A ‘snake’ is often marked as a turncoat — perhaps unsurprising given the biblical narratives surrounding snakes — and conniving, though they are undeniably wise, serving as one of Athena’s symbols. It was precisely this sly manner that allowed the snake to place sixth in the Zodiac calendar. Even John Milton’s depiction in “Paradise Lost” of the treacherous serpent is flinching in its severity, allowing Satan a degree of moral flexibility. Cloaked in great evil, there is still a trace of good.
Cadmus of Greek mythology achieved his honor, glory and the foundation of Thebes by vanquishing a great serpent honored by the gods, but his fate is ultimately to become a serpent too. The hero becomes the beast that lent him his heroism in the first place. Through rebirth, the snake perpetuates itself in life. Alchemists saw the shedding of its skin as proof of such immortality, pairing well with the Zodiac wood element that symbolizes a return to nature and growth. The snake blithely molts and continues to slither forward afresh, thus the shedding of the dead empowers the continued life. From such images emerge the Ouroboros, an ancient symbol of a serpent eating its own tail. This symbol represents that central serpentine contradiction – death feeds life feeds death again, duality brought to realization through consummation.

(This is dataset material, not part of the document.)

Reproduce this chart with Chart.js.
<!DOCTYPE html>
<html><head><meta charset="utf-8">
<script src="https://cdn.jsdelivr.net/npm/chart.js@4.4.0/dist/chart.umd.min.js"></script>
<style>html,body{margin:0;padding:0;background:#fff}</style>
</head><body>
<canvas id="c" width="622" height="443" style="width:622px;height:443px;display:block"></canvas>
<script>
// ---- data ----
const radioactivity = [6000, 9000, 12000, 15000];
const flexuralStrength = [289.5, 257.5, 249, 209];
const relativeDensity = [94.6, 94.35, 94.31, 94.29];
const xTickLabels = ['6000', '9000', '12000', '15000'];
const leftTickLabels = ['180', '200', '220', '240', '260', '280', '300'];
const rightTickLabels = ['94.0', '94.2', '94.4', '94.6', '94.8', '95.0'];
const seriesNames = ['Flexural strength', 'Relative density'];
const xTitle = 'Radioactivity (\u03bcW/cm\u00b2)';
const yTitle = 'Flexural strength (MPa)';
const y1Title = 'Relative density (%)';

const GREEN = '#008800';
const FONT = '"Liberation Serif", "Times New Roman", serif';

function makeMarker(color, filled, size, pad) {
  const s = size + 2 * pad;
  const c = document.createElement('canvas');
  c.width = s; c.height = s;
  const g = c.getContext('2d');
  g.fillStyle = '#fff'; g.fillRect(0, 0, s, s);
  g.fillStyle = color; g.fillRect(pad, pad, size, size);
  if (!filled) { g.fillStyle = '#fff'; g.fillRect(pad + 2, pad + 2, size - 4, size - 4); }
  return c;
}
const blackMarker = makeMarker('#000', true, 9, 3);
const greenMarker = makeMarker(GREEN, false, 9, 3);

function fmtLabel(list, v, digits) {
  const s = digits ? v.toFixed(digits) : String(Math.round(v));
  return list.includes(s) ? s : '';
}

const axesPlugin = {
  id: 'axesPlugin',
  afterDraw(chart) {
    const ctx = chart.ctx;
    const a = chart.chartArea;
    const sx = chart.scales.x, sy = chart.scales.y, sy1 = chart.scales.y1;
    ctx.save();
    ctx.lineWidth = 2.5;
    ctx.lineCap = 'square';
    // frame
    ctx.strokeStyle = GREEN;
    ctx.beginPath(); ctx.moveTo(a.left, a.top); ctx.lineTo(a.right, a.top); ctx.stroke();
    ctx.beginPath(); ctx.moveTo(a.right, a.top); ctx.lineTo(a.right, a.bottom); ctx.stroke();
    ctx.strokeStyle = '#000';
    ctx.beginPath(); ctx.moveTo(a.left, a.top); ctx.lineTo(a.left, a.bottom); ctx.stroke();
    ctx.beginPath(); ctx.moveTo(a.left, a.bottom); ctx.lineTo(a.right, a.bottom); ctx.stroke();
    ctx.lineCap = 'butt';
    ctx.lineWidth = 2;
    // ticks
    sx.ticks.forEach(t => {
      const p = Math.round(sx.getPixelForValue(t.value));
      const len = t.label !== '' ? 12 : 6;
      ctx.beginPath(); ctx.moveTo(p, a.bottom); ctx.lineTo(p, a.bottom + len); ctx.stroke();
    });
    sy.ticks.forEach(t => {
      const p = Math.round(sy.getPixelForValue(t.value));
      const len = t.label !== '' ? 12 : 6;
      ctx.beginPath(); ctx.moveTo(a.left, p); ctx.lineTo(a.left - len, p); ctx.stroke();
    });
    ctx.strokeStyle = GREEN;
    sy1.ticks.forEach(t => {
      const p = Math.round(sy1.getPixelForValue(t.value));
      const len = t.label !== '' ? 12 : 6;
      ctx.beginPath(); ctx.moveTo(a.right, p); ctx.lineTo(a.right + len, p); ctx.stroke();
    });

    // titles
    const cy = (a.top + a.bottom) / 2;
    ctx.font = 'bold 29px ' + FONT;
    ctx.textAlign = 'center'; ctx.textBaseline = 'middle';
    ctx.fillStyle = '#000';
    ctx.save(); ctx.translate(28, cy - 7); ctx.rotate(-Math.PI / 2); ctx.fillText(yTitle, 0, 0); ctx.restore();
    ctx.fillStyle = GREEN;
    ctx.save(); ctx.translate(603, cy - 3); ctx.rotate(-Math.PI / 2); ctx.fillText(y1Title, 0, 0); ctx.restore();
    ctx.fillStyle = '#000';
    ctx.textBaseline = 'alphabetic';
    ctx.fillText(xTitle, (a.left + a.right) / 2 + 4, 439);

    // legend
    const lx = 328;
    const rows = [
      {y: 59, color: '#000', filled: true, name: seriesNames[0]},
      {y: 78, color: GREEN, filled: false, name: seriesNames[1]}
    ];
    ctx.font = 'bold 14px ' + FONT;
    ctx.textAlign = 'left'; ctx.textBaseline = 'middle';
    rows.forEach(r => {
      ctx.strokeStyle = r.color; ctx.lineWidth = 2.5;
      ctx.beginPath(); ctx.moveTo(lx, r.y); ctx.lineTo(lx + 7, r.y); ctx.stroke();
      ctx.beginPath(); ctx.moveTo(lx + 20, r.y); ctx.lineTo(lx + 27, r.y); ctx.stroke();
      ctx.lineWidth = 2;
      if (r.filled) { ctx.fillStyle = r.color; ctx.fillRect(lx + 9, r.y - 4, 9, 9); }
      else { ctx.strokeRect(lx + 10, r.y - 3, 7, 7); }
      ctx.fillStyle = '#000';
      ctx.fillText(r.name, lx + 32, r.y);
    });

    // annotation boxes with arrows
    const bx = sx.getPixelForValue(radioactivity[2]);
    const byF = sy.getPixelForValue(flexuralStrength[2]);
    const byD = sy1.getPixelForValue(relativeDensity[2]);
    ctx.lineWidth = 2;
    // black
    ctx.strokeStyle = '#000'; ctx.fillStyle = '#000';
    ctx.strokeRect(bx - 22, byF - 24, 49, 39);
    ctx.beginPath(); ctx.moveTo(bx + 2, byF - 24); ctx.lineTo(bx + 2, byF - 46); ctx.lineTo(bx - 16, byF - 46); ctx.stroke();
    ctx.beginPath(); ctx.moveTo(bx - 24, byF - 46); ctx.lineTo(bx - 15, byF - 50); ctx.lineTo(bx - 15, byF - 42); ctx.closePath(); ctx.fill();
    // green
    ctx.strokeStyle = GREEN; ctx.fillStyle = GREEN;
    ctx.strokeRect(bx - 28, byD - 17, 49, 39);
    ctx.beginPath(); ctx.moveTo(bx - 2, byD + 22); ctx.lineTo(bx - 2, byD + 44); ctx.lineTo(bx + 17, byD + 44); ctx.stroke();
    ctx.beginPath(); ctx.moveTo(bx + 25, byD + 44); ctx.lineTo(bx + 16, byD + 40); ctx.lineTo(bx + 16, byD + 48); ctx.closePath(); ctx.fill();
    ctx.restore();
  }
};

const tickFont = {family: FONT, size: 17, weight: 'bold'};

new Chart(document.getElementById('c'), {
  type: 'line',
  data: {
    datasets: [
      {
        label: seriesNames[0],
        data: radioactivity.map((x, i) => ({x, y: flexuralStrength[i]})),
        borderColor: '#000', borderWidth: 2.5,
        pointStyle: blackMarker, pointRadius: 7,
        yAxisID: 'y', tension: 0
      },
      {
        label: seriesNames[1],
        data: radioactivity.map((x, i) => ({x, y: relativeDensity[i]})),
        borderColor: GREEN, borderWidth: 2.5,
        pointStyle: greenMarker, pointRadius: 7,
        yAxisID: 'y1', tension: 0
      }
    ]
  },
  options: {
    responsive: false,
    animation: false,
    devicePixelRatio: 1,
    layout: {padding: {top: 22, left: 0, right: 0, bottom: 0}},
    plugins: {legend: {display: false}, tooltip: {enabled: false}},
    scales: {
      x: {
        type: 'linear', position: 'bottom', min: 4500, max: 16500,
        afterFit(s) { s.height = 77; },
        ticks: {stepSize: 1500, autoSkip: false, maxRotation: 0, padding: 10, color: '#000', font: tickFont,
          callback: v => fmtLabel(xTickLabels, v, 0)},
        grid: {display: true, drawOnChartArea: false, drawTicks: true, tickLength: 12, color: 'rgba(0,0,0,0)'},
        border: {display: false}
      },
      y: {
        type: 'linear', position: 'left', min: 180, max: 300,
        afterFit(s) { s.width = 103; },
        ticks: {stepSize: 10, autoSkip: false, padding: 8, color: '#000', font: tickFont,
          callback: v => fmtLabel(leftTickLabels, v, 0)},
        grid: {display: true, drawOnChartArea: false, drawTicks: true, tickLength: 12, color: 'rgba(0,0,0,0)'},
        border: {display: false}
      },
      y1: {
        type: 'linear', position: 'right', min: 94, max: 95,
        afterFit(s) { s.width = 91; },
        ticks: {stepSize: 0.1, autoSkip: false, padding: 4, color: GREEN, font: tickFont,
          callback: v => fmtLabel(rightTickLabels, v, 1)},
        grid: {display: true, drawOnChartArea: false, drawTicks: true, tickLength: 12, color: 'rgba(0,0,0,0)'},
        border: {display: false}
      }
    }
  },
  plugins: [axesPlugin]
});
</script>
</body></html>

The idiom ‘snake in the grass,’ directly rooted in Virgil’s ‘latet anguis in herba,’ connotes a traitor or a danger. But what is often forgotten in Damoetas’ paranoid poetics are the gentle words of his observer, Palaemon, who praises the “soft grass,” beauteous among the verdant bloom. In every lush patch of spring grass, there inevitably lurks a “chill snake” (don’t ask me why Latin snakes are so chill). There will always be poison, treachery, danger, death. But without destruction, life cannot exist — without the rain, there can be no Rainbow Serpent. The most beautiful works of art, the greatest moments of triumph, emerge in absolute suffering. As I struggle not to find the world around me increasingly bleak, I hope the Year of the Snake is a year of resilience. A determined, serpentine path forward through the grassy blades of hiss-tory.